PONTO DE (DES)ENCONTRO
O fato de se trabalhar em uma empresa, entre conhecidos, pressupõe-se que haja entre eles um relacionamento em que prevalece a liberdade e que, guardadas as proporções, a individualidade de cada um se aflora de maneira natural, ou seja, sem o tolhimento característico das relações sociais capitalistas.
No entanto, o que se observa é que, ao contrário, o que há é uma sublimação de diferenças individuais que culmina num processo de convívio impessoal e automatizado, onde a liberdade consiste em não se permitir a si mesmo a revelação de tendências inerentes a cada um e que, uma vez reveladas acarretaria num conflito, por assim dizer, de idéias, em detrimento da tão necessária harmonia.
Mas que harmonia é essa que anula o ser em si? Que transpõe para o ambiente de trabalho toda a repressão da sociedade consumista, transfigurada numa auto-repressão de cada elemento? A diferença está apenas nos níveis em que se processa tal alheamento.

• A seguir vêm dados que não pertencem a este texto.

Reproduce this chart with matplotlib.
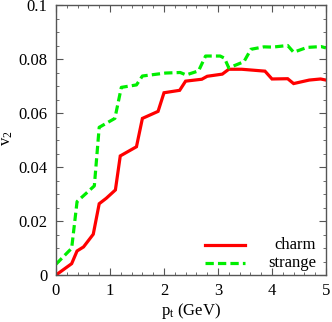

Em síntese, o que temos é um tipo de relação onde as pessoas adotam uma política de suportação e tolerância que inevitavelmente leva à frustração isolada de cada membro, bem como anula toda hipótese de manifestação artística coletiva e conseqüentemente individual.
Justamente para dar uma sacudida nesse marasmo (que para o homem significa a sua completa alienação da realidade e de si mesmo) é que devem surgir manifestações da base, para permitir que se aflorem estas individualidades que foram sufocadas desde mesmo a infância, pois todos os “ensinamentos” que recebemos da sociedade foi no sentido de se estabelecer um tipo de relacionamento interpessoal que não permita a diferenciação entre os indivíduos, criando assim uma humanidade pasteurizada e uniforme, alicerçada no nada. No vazio interior de seres idênticos.
Mas é preciso ter um espaço para sermos nós mesmos. Devemos portanto ter a coragem de tirar as teias de medo que nos foram impostas sob o disfarce de autocensura, que nada mais é do que uma projeção exterior de homens sem vontade.
(publicado, com pequenas modificações, no Jornal Espaço Aberto, Juiz de Fora, MG, como editorial do nº 02 em maio de 1985).